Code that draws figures
● ● ● ●

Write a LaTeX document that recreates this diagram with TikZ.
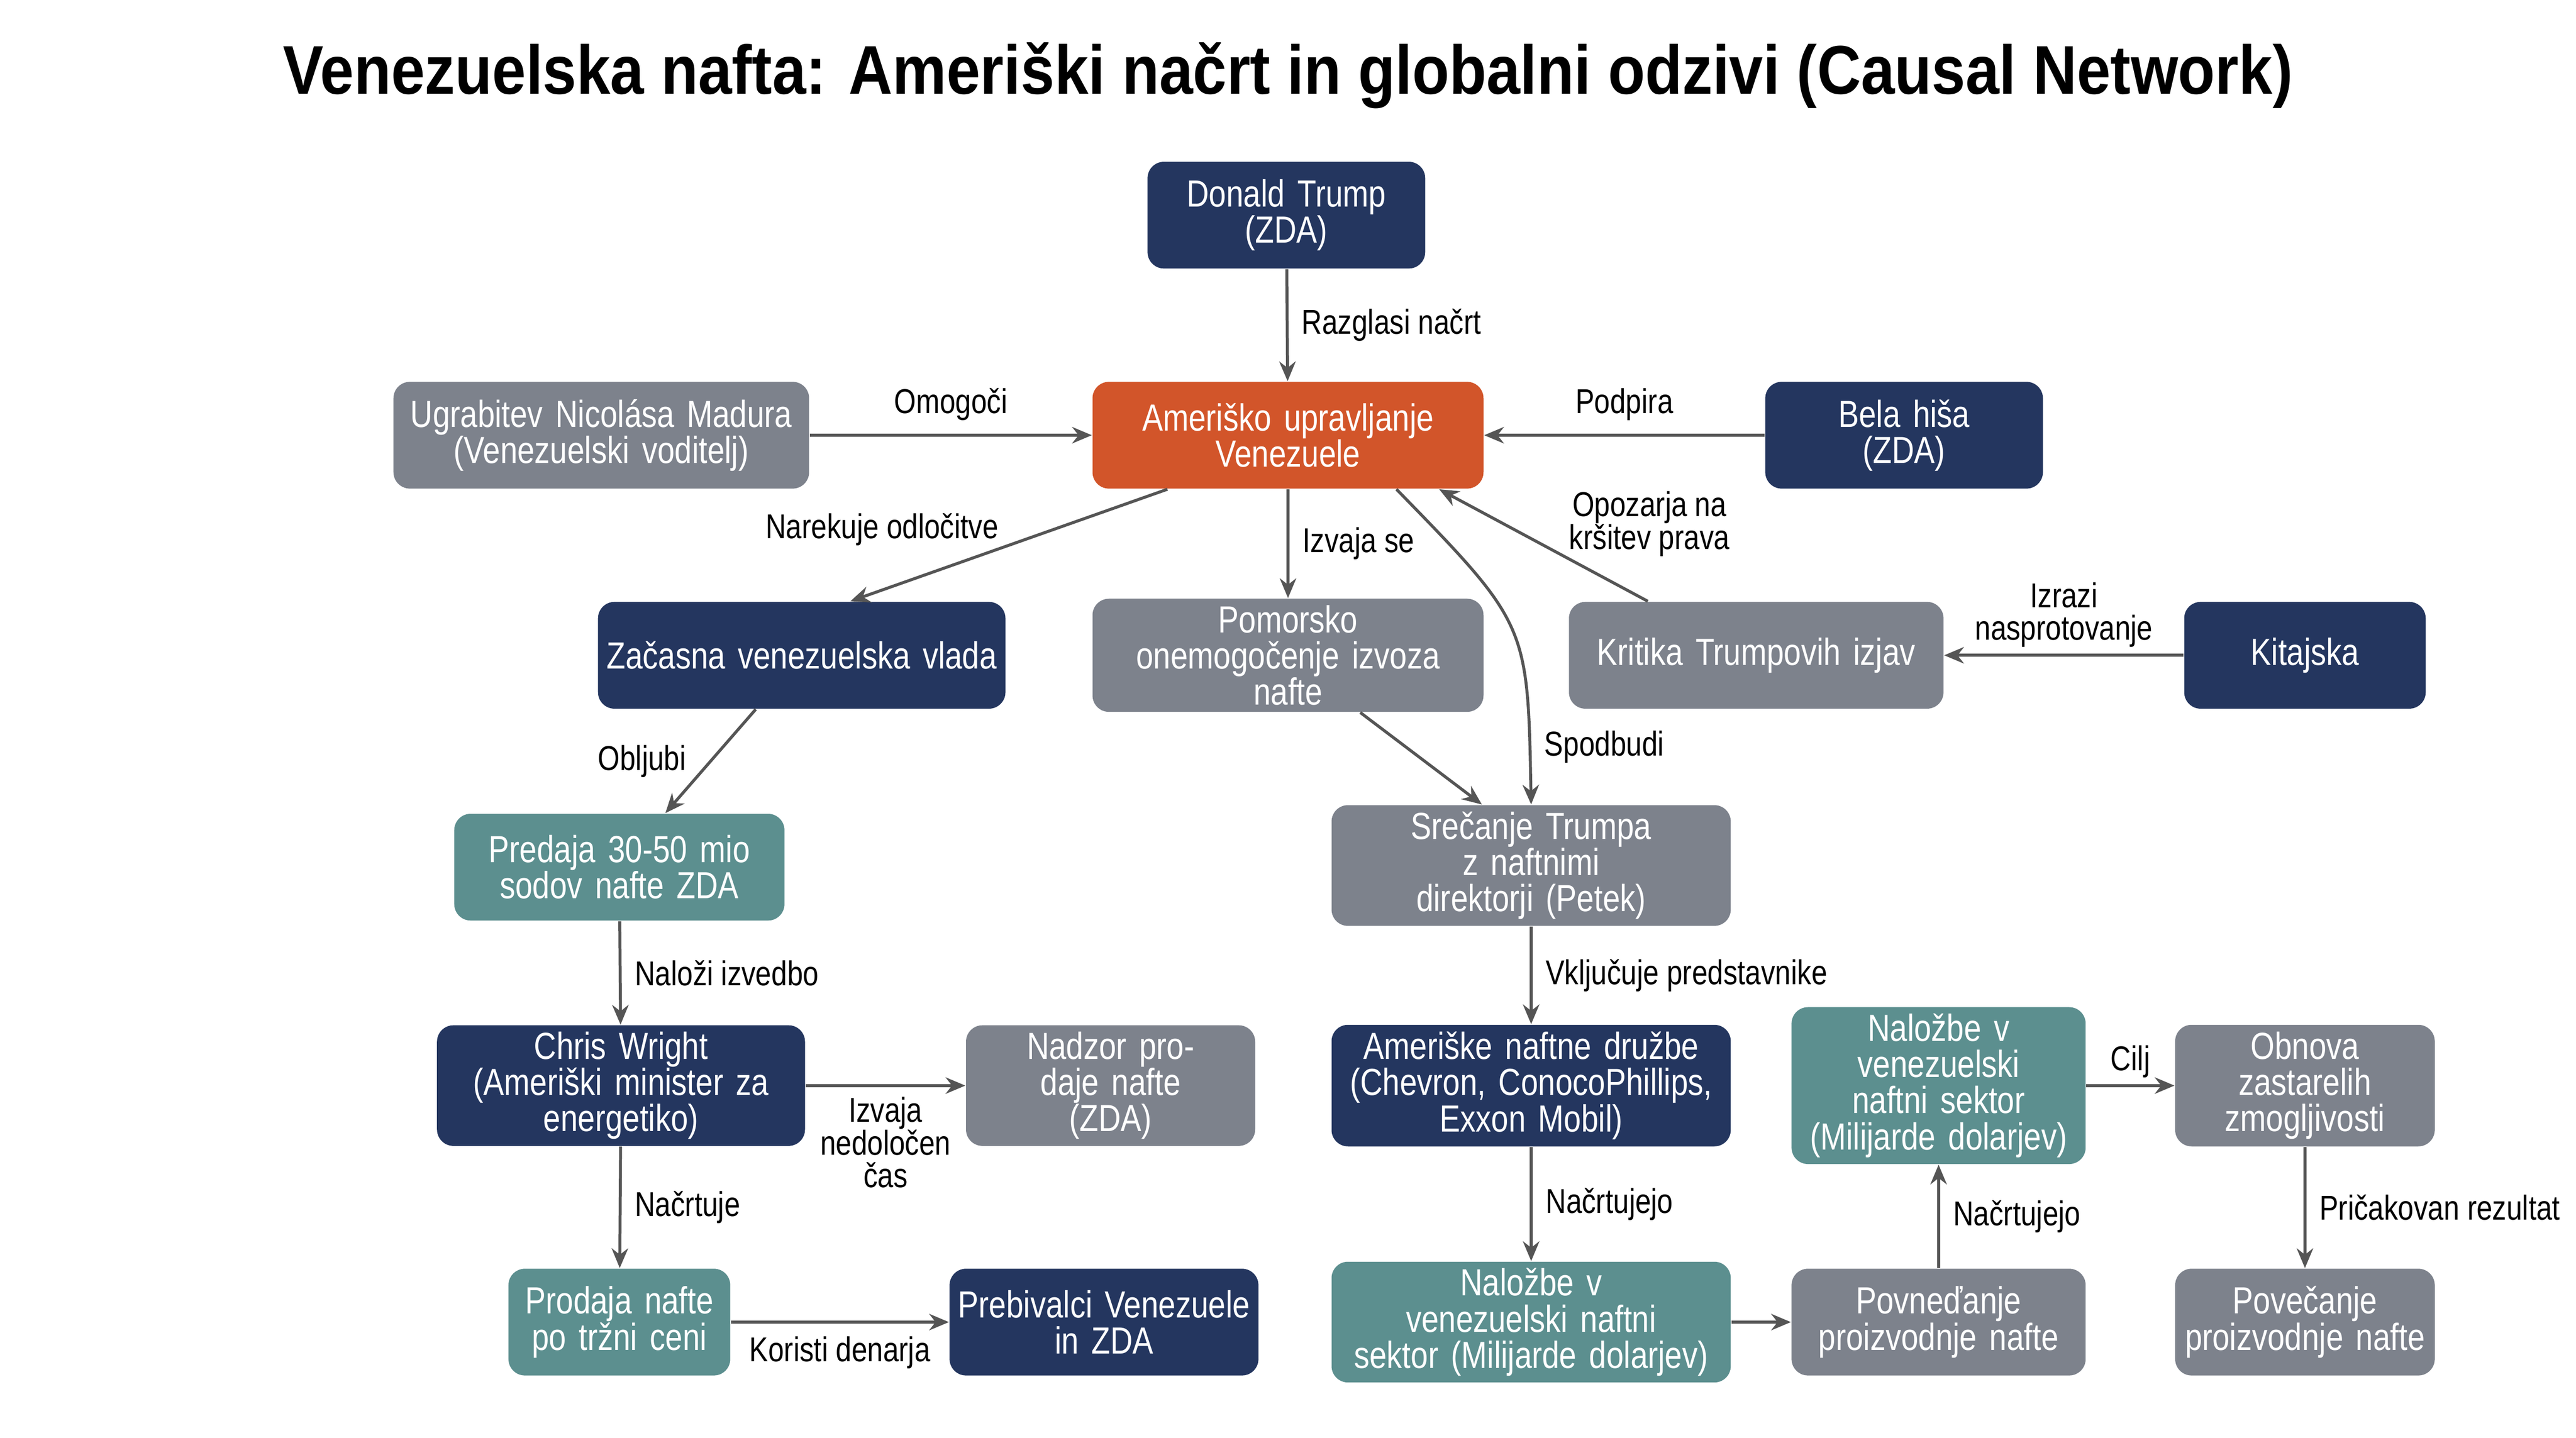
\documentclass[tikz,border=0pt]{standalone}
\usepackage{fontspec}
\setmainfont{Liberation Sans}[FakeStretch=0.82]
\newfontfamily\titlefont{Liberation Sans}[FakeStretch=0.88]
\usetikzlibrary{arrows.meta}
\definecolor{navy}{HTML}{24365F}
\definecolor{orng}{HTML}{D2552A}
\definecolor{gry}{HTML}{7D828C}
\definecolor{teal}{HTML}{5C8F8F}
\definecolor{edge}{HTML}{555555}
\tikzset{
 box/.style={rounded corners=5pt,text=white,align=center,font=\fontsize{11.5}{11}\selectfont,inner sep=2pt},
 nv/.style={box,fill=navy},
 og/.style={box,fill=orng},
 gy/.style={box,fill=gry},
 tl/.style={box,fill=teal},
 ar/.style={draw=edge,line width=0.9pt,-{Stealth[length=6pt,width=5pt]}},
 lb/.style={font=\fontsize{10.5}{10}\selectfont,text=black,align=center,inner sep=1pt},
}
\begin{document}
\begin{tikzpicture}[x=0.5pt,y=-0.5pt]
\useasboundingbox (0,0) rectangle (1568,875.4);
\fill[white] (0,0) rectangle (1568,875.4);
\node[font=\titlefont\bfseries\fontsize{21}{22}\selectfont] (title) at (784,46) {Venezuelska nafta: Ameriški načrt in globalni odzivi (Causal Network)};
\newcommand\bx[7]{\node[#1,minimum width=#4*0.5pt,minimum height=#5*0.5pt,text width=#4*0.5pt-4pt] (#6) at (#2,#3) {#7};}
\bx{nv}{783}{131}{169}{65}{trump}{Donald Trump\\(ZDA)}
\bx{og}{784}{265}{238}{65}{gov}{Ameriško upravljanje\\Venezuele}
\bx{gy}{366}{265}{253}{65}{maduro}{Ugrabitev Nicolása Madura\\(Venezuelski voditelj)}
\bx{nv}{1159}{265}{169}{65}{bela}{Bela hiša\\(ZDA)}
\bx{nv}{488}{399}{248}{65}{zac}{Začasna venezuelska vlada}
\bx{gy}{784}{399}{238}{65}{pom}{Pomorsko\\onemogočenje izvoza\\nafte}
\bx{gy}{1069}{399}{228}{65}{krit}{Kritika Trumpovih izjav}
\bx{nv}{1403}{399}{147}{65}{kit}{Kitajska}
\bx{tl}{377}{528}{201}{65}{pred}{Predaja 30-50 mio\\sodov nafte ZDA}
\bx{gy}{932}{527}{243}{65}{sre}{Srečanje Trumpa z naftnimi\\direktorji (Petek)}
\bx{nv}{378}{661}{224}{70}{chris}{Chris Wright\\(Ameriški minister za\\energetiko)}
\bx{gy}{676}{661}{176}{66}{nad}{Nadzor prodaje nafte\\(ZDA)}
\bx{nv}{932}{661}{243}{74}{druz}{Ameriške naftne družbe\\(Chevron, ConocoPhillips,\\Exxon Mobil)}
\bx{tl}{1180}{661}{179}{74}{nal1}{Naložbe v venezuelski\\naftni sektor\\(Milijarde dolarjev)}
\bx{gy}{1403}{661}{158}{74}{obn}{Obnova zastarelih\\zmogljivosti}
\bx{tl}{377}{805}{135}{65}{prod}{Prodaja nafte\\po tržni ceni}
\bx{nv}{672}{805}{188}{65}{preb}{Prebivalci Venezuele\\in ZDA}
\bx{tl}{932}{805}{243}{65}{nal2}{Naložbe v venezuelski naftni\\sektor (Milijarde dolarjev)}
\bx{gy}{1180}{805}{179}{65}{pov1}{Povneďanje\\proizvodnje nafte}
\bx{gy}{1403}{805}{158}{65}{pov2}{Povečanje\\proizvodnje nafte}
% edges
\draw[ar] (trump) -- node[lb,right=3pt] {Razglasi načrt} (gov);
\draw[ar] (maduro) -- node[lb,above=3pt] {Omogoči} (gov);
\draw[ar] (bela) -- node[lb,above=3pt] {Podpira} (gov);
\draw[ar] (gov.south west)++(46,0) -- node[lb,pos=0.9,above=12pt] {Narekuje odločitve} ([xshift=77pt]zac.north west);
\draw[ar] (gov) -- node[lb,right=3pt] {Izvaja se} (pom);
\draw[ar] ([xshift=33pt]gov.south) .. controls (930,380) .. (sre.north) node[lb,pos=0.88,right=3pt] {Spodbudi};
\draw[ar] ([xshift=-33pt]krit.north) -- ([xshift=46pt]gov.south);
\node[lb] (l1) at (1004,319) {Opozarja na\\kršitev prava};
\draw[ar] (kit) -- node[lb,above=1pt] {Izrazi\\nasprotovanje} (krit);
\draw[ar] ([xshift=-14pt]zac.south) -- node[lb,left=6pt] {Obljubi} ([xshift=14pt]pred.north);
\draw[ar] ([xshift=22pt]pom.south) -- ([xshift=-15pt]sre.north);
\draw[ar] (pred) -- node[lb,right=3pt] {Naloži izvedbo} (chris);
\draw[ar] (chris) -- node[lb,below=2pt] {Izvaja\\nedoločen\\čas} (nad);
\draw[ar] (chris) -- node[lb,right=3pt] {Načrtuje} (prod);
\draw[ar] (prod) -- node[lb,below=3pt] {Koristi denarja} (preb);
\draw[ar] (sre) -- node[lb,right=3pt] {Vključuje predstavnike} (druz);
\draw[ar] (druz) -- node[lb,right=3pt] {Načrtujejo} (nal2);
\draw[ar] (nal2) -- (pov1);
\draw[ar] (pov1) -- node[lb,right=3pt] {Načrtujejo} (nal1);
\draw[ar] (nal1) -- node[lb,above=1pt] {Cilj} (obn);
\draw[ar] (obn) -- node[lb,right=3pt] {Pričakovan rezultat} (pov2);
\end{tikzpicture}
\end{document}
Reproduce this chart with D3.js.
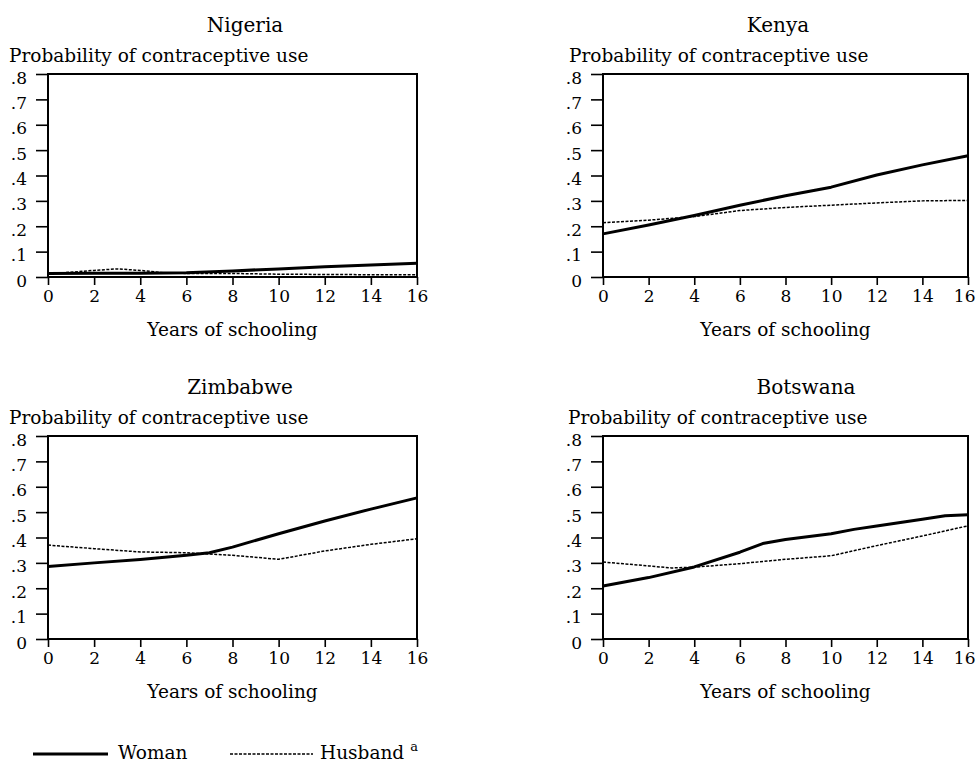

● ● ● ●

◆ Short task:
Repeat the material above word for word, please, apart from its images.

◆ Response to this task:
Write a LaTeX document that recreates this diagram with TikZ.
\documentclass[tikz,border=0pt]{standalone}
\usepackage{fontspec}
\setmainfont{Liberation Sans}[FakeStretch=0.82]
\newfontfamily\titlefont{Liberation Sans}[FakeStretch=0.88]
\usetikzlibrary{arrows.meta}
\definecolor{navy}{HTML}{24365F}
\definecolor{orng}{HTML}{D2552A}
\definecolor{gry}{HTML}{7D828C}
\definecolor{teal}{HTML}{5C8F8F}
\definecolor{edge}{HTML}{555555}
\tikzset{
 box/.style={rounded corners=5pt,text=white,align=center,font=\fontsize{11.5}{11}\selectfont,inner sep=2pt},
 nv/.style={box,fill=navy},
 og/.style={box,fill=orng},
 gy/.style={box,fill=gry},
 tl/.style={box,fill=teal},
 ar/.style={draw=edge,line width=0.9pt,-{Stealth[length=6pt,width=5pt]}},
 lb/.style={font=\fontsize{10.5}{10}\selectfont,text=black,align=center,inner sep=1pt},
}
\begin{document}
\begin{tikzpicture}[x=0.5pt,y=-0.5pt]
\useasboundingbox (0,0) rectangle (1568,875.4);
\fill[white] (0,0) rectangle (1568,875.4);
\node[font=\titlefont\bfseries\fontsize{21}{22}\selectfont] (title) at (784,46) {Venezuelska nafta: Ameriški načrt in globalni odzivi (Causal Network)};
\newcommand\bx[7]{\node[#1,minimum width=#4*0.5pt,minimum height=#5*0.5pt,text width=#4*0.5pt-4pt] (#6) at (#2,#3) {#7};}
\bx{nv}{783}{131}{169}{65}{trump}{Donald Trump\\(ZDA)}
\bx{og}{784}{265}{238}{65}{gov}{Ameriško upravljanje\\Venezuele}
\bx{gy}{366}{265}{253}{65}{maduro}{Ugrabitev Nicolása Madura\\(Venezuelski voditelj)}
\bx{nv}{1159}{265}{169}{65}{bela}{Bela hiša\\(ZDA)}
\bx{nv}{488}{399}{248}{65}{zac}{Začasna venezuelska vlada}
\bx{gy}{784}{399}{238}{65}{pom}{Pomorsko\\onemogočenje izvoza\\nafte}
\bx{gy}{1069}{399}{228}{65}{krit}{Kritika Trumpovih izjav}
\bx{nv}{1403}{399}{147}{65}{kit}{Kitajska}
\bx{tl}{377}{528}{201}{65}{pred}{Predaja 30-50 mio\\sodov nafte ZDA}
\bx{gy}{932}{527}{243}{65}{sre}{Srečanje Trumpa z naftnimi\\direktorji (Petek)}
\bx{nv}{378}{661}{224}{70}{chris}{Chris Wright\\(Ameriški minister za\\energetiko)}
\bx{gy}{676}{661}{176}{66}{nad}{Nadzor prodaje nafte\\(ZDA)}
\bx{nv}{932}{661}{243}{74}{druz}{Ameriške naftne družbe\\(Chevron, ConocoPhillips,\\Exxon Mobil)}
\bx{tl}{1180}{661}{179}{74}{nal1}{Naložbe v venezuelski\\naftni sektor\\(Milijarde dolarjev)}
\bx{gy}{1403}{661}{158}{74}{obn}{Obnova zastarelih\\zmogljivosti}
\bx{tl}{377}{805}{135}{65}{prod}{Prodaja nafte\\po tržni ceni}
\bx{nv}{672}{805}{188}{65}{preb}{Prebivalci Venezuele\\in ZDA}
\bx{tl}{932}{805}{243}{65}{nal2}{Naložbe v venezuelski naftni\\sektor (Milijarde dolarjev)}
\bx{gy}{1180}{805}{179}{65}{pov1}{Povneďanje\\proizvodnje nafte}
\bx{gy}{1403}{805}{158}{65}{pov2}{Povečanje\\proizvodnje nafte}
% edges
\draw[ar] (trump) -- node[lb,right=3pt] {Razglasi načrt} (gov);
\draw[ar] (maduro) -- node[lb,above=3pt] {Omogoči} (gov);
\draw[ar] (bela) -- node[lb,above=3pt] {Podpira} (gov);
\draw[ar] (gov.south west)++(46,0) -- node[lb,pos=0.9,above=12pt] {Narekuje odločitve} ([xshift=77pt]zac.north west);
\draw[ar] (gov) -- node[lb,right=3pt] {Izvaja se} (pom);
\draw[ar] ([xshift=33pt]gov.south) .. controls (930,380) .. (sre.north) node[lb,pos=0.88,right=3pt] {Spodbudi};
\draw[ar] ([xshift=-33pt]krit.north) -- ([xshift=46pt]gov.south);
\node[lb] (l1) at (1004,319) {Opozarja na\\kršitev prava};
\draw[ar] (kit) -- node[lb,above=1pt] {Izrazi\\nasprotovanje} (krit);
\draw[ar] ([xshift=-14pt]zac.south) -- node[lb,left=6pt] {Obljubi} ([xshift=14pt]pred.north);
\draw[ar] ([xshift=22pt]pom.south) -- ([xshift=-15pt]sre.north);
\draw[ar] (pred) -- node[lb,right=3pt] {Naloži izvedbo} (chris);
\draw[ar] (chris) -- node[lb,below=2pt] {Izvaja\\nedoločen\\čas} (nad);
\draw[ar] (chris) -- node[lb,right=3pt] {Načrtuje} (prod);
\draw[ar] (prod) -- node[lb,below=3pt] {Koristi denarja} (preb);
\draw[ar] (sre) -- node[lb,right=3pt] {Vključuje predstavnike} (druz);
\draw[ar] (druz) -- node[lb,right=3pt] {Načrtujejo} (nal2);
\draw[ar] (nal2) -- (pov1);
\draw[ar] (pov1) -- node[lb,right=3pt] {Načrtujejo} (nal1);
\draw[ar] (nal1) -- node[lb,above=1pt] {Cilj} (obn);
\draw[ar] (obn) -- node[lb,right=3pt] {Pričakovan rezultat} (pov2);
\end{tikzpicture}
\end{document}
Reproduce this chart with D3.js.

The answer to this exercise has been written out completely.